The used phrase "silent movie" is intriguing, as this would have actually been a very appealing movie had the sound been taken out. During the final 15 minutes (as her world is falling apart) I believe only four lines of dialogue are uttered (not counting the mob's unimportant shouting) and two are only there to signify the end of the film. Otherwise, I think an audience going to see a film called Marie Antoinette is intelligent enough to know what is going on without dialogue.

Besides, emotion and suggestion can be far more powerful. I recall seeing the French silent film The Passion of Joan of Arc at the Zeum in downtown San Francisco, being the least troublesome of the films I've seen whose title contains the word "passion" (that number being two). The film focuses entirely on Joan's trial, the lead-up to the execution and the execution itself. (I saw this film as a part of Ron Chase's Art & Film organization, and I recall when we were asked what part we liked most, Stella sarcastically responded "The part when she cried.") During the trial scene, we see, through Joan's eyes, the elders discussing her heresy and her ultimate sentence, and the power in the scene is specifically for the fact that we have no idea what they are saying. We as an audience immediately expect the worst. And since I am a horrible lip-reader, especially when those lips are speaking an entirely different language, I couldn't ruin this powerful instant for myself.

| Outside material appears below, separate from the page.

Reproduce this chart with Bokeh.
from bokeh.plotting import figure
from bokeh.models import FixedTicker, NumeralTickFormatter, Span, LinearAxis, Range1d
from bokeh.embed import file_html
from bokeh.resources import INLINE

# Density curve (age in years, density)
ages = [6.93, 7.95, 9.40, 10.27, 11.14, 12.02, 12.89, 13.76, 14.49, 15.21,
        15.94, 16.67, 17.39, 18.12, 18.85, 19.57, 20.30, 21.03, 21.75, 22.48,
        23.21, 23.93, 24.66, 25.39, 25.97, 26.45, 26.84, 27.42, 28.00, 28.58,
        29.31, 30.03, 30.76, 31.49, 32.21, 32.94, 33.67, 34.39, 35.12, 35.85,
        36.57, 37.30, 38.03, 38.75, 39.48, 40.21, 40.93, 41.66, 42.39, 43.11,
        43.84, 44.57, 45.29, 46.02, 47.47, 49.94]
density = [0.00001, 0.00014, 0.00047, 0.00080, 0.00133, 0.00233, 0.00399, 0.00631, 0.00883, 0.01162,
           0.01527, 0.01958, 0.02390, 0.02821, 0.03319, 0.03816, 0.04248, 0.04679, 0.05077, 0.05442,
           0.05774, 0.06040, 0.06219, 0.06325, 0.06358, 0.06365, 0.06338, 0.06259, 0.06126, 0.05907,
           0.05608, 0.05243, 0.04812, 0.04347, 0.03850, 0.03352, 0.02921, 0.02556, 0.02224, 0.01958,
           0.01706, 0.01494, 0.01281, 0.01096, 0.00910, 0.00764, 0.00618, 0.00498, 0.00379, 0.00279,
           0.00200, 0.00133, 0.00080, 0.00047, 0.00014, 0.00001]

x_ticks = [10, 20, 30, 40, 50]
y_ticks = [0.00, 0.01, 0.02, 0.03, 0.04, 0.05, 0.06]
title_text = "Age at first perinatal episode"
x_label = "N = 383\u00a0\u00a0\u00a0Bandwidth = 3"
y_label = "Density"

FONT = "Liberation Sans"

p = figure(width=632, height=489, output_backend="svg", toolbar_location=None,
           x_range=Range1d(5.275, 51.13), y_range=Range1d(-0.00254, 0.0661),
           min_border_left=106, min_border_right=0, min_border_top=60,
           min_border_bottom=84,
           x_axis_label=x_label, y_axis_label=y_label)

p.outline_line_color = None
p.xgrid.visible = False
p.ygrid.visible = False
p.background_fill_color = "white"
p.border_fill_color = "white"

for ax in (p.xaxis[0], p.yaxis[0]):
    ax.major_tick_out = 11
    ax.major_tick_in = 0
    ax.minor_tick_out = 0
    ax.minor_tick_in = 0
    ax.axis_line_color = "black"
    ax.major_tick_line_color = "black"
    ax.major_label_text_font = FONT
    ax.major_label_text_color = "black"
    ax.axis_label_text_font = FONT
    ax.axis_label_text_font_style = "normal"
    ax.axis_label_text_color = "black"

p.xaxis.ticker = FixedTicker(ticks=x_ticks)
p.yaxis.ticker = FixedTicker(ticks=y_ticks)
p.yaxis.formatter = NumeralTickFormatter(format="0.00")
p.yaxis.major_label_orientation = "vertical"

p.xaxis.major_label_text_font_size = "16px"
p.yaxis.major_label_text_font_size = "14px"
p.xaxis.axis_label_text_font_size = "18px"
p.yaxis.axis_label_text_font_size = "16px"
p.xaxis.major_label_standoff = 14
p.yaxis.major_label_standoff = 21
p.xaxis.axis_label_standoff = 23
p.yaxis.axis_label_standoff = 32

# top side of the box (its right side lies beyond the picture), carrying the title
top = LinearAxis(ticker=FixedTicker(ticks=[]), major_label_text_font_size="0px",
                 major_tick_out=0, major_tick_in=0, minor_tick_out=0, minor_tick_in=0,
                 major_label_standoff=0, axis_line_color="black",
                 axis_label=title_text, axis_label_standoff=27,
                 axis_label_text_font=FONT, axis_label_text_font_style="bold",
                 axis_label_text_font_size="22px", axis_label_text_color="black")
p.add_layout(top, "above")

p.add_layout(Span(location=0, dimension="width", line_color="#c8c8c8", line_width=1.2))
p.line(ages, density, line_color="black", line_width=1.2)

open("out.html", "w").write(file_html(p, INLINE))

-I feel no need to address the costumes. Here's a much better article that will do that for me: http://www.newyorker.com/critics/content/articles/060925crat_atlarge

-As a bonus, there's a line, also from The New Yorker, that I'd like to share with you, simply because I find it hilarious, addressing the "fairy tale nature" of the first 10 minutes of the film.

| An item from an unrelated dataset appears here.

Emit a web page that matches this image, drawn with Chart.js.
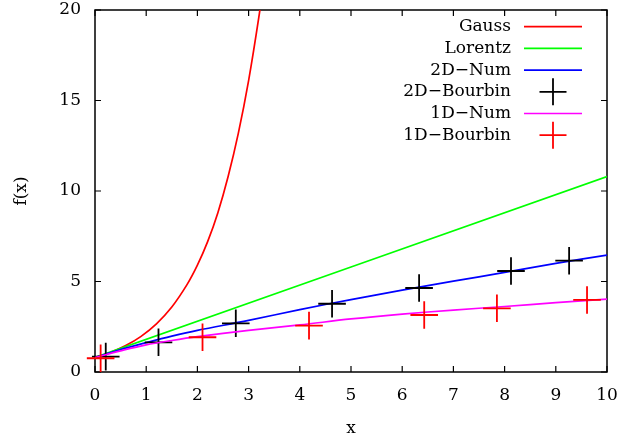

It even has a resident witch, the Comtesse de Noailles (Judy Davis), whose place at the head of the welcoming party is compromised by the fact that, after years at the French court, she is about as welcoming as a frozen hedgehog.


-I am also indifferent to Kirsten Dunst as an actress. Sometimes she impresses me while at other times I find her boring. Perhaps the most interesting thing about her is now no longer, as she and Jake Gyllenhaal have broken up. My college acquaintance Ben Wolpert, who heads the band Scarlet Grey and whose family allegedly bought Ms. Dunst's old house in the Valley, would have you believe she is an airhead who has an ADD-caliber sense of distraction when it comes to her cat, but as someone who interviewed her during the press day for Eternal Sunshine of the Spotless Mind, I would have you know that she is somewhat savvy and remarkably down-to-earth. A tad boring, to be sure, but she did the press rounds in a pair with Mark Ruffalo, who all things considered is exponentially more interesting of a person.

-In conclusion, I very much admired the film. But I certainly didn't fucking enjoy it. How could I after Saw III showed me what happens to a body when its limbs are very slowly twisted.



Now it's time to recycle many bottles of Two-Buck Chuck and vote, as my absentee ballot is due in the mail tomorrow. (Leave it to me to wait until the last possible damn minute to try to change my world.)